John Harris, the Seahawk safety many felt was overlooked in last year's all-star balloting, made another solid case this season with four interceptions. Last season, Harris led the entire AFC in swiped passes.
Source: Norm Evans’ Seahawk Report, Oct. 29 – Nov. 4, 1979
A Seahawk Blueprint: from expansion to contention
By Gary Huff
In the third year, Seattle went 9-7 and barely missed not only a spot in the playoffs but also the division championship. Much of the improvement can certainly be traced to the development of the young players acquired during the previous two campaigns. But again in 1978, Jack Patera and John Thompson used all available means to improve the team.
In the draft, the Hawks added Keith Simpson
(1st round), Keith Butler (2nd), Louis Bullard (5th)

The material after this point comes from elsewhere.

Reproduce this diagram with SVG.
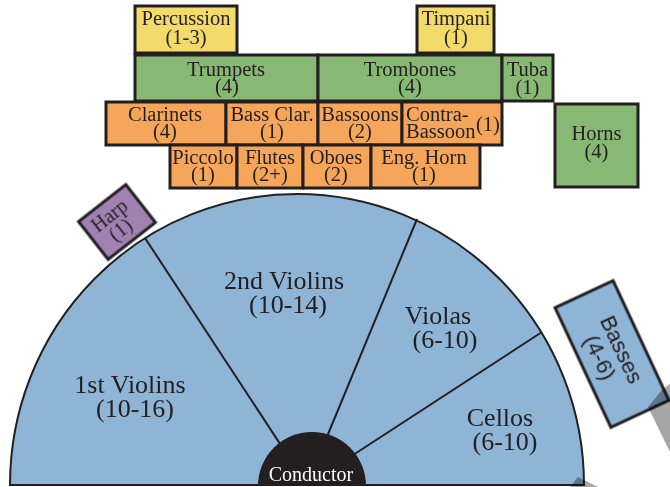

and John Harris (7th). Again there was one disappointment. Third-rounder Bob Jury fell behind Harris at free safety and as a result wound up in San Francisco. At last report, Jury was no longer in the NFL.
Seattle also used the trade route to good advantage in 1978, acquiring Efren Herrera and Bill Gregory from the Cowboys. Herrera cost Seattle a fifth-rounder whereas Dallas got sixth round pick and an exchange of third round drafting positions for Gregory. Detroit gave up Ernie Price for defensive lineman Bill Cooke (who has since returned) and Seattle's position in the 1979 eighth round.
As in prior seasons, several free agents made the 1978 team. Still with the Seahawks are Kerry Justin and Brian Peets.